Das Massaker vom 7. Oktober habe in aller Deutlichkeit offengelegt, dass das Gegenteil der Fall sei. Das Wüten der Hamas-Terroristen habe sich nicht im den besetzen Gebieten ereignet. Ermordet, vergewaltigt und entführt wurde auf israelischem Staatsgebiet. Damit sei ein fundamentales Versprechen des Zionismus – wir bieten Schutz für bedrohte Jüdinnen und Juden aus aller Welt – gebrochen worden. Zimmermann betonte in Abgrenzung zu aktuellen postkolonialen Strömungen und Polemiken gegen Israel, dass die Gründung des Landes keineswegs eine „siedlerkoloniales Projekt“ gewesen sei. Der Zionismus sei aus der Auseinandersetzung mit der antisemitischen Verfolgung in Europa erwachsen, der Weg nach Palästina habe das Ziel verfolgt, eine nationale Heimstätte für die verfolgten Juden zu finden. Die mit Billigung der Vereinten Nationen, inklusive der Sowjetunion, erfolgte Gründung des Staates Israel habe dem Ausdruck verliehen. Angesprochen auf das Diktum, Israels Existenz sei Teil der „Deutschen Staatsräson“, betonte Zimmermann, dass dies sinnvollerweise nicht zu einer militärischen Involvierung Deutschlands im Nahen Osten führen dürfe.
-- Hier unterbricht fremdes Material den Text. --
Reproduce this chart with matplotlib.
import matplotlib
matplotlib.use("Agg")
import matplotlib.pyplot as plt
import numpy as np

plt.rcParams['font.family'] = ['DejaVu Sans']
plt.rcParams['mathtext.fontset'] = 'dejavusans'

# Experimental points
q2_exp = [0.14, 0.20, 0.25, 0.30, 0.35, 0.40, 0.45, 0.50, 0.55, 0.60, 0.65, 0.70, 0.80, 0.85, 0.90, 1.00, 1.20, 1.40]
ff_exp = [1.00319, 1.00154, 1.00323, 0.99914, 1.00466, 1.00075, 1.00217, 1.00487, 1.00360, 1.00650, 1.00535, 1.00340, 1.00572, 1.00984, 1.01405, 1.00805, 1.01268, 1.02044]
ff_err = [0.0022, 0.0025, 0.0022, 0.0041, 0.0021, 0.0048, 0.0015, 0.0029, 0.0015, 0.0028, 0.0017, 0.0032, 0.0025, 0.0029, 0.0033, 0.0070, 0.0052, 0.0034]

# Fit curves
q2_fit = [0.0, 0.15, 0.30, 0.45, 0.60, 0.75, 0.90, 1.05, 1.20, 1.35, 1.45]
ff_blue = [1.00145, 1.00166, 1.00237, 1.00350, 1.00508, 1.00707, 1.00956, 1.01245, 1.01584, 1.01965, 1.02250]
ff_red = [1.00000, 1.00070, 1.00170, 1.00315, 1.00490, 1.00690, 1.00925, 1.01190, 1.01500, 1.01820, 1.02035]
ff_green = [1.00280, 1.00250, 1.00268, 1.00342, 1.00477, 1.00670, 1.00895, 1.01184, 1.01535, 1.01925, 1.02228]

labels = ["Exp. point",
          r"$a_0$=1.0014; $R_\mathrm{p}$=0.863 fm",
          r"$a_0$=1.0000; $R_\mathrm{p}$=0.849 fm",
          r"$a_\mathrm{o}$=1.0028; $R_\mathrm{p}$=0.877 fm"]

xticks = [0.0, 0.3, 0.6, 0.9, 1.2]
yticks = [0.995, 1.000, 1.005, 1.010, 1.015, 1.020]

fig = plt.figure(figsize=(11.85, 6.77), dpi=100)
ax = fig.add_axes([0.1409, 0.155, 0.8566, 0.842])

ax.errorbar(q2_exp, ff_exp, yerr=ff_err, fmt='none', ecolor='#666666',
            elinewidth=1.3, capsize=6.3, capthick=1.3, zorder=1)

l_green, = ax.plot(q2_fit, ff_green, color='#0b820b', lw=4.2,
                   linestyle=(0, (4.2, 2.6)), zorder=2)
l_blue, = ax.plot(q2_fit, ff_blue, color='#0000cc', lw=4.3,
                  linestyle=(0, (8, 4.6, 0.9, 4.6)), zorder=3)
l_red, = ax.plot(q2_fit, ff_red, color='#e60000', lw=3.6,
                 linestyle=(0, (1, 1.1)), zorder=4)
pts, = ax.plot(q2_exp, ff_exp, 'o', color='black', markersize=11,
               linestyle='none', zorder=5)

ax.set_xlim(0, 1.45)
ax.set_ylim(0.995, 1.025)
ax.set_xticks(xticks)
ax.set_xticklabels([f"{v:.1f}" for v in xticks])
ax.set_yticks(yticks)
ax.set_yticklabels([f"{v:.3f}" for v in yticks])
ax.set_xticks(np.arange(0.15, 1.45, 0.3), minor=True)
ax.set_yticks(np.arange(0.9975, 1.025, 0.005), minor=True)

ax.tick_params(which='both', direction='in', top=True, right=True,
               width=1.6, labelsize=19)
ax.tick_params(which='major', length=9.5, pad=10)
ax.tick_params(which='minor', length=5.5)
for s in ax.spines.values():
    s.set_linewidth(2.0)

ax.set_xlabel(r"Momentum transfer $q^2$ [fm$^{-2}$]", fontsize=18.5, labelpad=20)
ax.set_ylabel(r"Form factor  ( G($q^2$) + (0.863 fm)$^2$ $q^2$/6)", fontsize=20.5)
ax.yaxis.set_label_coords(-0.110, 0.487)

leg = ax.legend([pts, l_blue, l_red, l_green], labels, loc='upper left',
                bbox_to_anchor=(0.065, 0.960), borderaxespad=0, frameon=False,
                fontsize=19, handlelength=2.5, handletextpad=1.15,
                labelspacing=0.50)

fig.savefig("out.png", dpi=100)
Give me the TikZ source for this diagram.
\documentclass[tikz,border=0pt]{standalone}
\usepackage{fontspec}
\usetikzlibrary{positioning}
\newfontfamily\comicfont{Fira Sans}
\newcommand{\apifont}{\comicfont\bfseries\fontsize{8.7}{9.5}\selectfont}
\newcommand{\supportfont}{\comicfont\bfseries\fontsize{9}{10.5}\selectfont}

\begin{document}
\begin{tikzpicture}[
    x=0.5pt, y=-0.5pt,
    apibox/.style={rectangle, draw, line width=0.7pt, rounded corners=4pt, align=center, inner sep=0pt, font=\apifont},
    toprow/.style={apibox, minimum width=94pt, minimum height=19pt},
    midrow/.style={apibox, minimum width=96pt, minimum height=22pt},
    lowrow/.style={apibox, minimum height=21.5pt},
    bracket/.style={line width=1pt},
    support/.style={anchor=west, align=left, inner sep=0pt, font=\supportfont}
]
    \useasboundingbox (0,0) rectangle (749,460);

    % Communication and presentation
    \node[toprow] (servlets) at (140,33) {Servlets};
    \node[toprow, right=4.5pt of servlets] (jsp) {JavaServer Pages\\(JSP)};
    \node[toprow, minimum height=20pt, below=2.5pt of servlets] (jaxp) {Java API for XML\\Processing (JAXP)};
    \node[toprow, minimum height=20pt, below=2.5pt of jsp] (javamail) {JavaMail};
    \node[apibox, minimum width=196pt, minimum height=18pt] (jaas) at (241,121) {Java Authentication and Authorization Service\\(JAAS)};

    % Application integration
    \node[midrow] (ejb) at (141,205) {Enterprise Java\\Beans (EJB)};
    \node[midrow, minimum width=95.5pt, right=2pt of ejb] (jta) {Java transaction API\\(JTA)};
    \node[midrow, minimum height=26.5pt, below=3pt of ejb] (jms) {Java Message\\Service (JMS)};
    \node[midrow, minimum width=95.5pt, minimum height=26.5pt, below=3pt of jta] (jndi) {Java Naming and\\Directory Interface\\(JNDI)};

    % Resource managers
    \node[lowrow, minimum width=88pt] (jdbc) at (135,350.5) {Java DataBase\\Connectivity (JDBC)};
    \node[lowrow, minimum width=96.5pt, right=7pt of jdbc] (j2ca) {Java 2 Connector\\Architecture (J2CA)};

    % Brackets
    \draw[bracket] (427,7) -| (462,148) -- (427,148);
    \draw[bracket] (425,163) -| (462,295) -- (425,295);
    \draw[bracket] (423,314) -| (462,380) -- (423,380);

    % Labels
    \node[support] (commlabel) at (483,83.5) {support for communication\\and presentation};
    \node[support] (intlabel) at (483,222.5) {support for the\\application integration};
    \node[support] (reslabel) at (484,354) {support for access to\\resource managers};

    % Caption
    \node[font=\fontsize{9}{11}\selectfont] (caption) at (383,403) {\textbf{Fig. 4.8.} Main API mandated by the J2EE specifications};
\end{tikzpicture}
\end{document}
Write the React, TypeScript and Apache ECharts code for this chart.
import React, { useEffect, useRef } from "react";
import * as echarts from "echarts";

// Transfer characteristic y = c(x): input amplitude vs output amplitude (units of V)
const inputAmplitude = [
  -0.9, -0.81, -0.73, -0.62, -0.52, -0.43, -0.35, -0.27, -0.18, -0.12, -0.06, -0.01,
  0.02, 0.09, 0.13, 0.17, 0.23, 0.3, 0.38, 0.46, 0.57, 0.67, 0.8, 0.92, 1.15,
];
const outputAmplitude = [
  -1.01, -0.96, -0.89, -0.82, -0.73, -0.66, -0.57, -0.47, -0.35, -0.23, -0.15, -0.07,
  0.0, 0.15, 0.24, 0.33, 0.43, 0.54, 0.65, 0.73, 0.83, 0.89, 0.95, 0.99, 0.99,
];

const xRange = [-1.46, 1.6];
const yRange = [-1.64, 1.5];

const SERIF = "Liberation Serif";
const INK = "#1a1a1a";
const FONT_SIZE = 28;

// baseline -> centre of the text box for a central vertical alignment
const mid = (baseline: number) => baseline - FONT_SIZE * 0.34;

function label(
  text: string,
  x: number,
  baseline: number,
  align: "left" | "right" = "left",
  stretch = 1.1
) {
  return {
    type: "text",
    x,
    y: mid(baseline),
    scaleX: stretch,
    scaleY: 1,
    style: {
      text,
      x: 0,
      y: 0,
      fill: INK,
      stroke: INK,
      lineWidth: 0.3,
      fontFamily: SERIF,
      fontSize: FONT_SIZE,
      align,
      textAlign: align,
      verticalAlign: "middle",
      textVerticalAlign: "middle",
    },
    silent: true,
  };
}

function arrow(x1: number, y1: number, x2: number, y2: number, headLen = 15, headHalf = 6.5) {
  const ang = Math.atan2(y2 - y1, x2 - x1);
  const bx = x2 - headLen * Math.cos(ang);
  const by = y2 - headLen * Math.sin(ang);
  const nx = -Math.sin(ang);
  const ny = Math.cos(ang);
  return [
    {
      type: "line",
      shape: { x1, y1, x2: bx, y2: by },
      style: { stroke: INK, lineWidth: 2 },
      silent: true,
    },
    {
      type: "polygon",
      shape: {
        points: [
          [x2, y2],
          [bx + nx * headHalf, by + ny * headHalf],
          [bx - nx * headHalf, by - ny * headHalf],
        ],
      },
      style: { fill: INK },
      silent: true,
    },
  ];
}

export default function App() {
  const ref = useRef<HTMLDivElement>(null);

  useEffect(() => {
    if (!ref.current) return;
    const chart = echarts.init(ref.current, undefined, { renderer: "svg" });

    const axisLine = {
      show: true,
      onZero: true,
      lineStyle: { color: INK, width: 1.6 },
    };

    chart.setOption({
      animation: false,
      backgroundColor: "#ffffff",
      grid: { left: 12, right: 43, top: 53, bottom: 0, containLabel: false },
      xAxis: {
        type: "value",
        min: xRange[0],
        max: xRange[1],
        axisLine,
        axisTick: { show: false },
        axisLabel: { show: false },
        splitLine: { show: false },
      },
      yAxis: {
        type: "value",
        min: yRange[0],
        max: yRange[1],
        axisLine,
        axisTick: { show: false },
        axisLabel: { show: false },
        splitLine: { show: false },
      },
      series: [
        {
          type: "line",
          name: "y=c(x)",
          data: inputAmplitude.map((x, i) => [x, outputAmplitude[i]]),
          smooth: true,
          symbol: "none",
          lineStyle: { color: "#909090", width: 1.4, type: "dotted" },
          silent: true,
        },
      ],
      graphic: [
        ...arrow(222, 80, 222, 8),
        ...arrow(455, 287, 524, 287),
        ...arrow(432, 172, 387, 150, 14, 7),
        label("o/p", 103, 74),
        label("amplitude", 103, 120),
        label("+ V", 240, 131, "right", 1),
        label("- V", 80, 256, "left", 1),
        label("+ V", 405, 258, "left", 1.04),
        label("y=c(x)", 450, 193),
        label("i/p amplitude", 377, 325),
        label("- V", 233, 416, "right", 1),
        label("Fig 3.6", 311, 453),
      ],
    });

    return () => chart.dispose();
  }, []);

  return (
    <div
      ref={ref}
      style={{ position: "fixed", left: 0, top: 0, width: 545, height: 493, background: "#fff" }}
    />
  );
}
Gefordert sei vielmehr eine „Politik der Disziplin und des Friedens“ für die Sicherheit Israels und seiner Nachbarn.
Befragt nach dem Modell der Zweistaatenlösung betonte Moshe Zimmermann, dass die Vorstellung der Netanjahu-Regierung, man könne die Interessen der Palästinenser ignorieren, zerplatzt sei. Das habe der 7. Oktober für jeden gezeigt. Es gebe keine Alternative dazu, auf ein friedliches Zusammenleben mit den Palästinensern – auch wenn dies momentan vielen illusorisch erscheine – hinzuwirken. Zimmermann betonte, dass ein formelhaftes Bekenntnis zu einer Zweistaatenlösung unzureichend sei. Unter Bezugnahme auf den in New York lehrenden Philosophen Omri Boehm sprach er vom Ziel einer „Selbstbestimmung im Rahmen einer binationalen Föderation mit den Palästinensern“. Das sei zweifellos eine Mammutaufgabe, die man zwar leicht als Illusion abtun könnte (wie es die Scharfmacher aller Seiten täten). Die Alternative wäre ansonsten jedoch ein Krieg ohne Ende: „Freie Fahrt für weitere 7. Oktober, Afghanistan, Hiroshima.“ Angesichts dieser dramatischen Lage plädierte Zimmermann für einen „konstruktiven Pessimismus“. Sein kluges Buch leistet einen wichtigen Beitrag, die Lage in Israel besser zu verstehen. Ohne dies kann, auch von deutscher Seite, kein Beitrag zur Sicherheit Israels und seiner Nachbarn geleistet werden.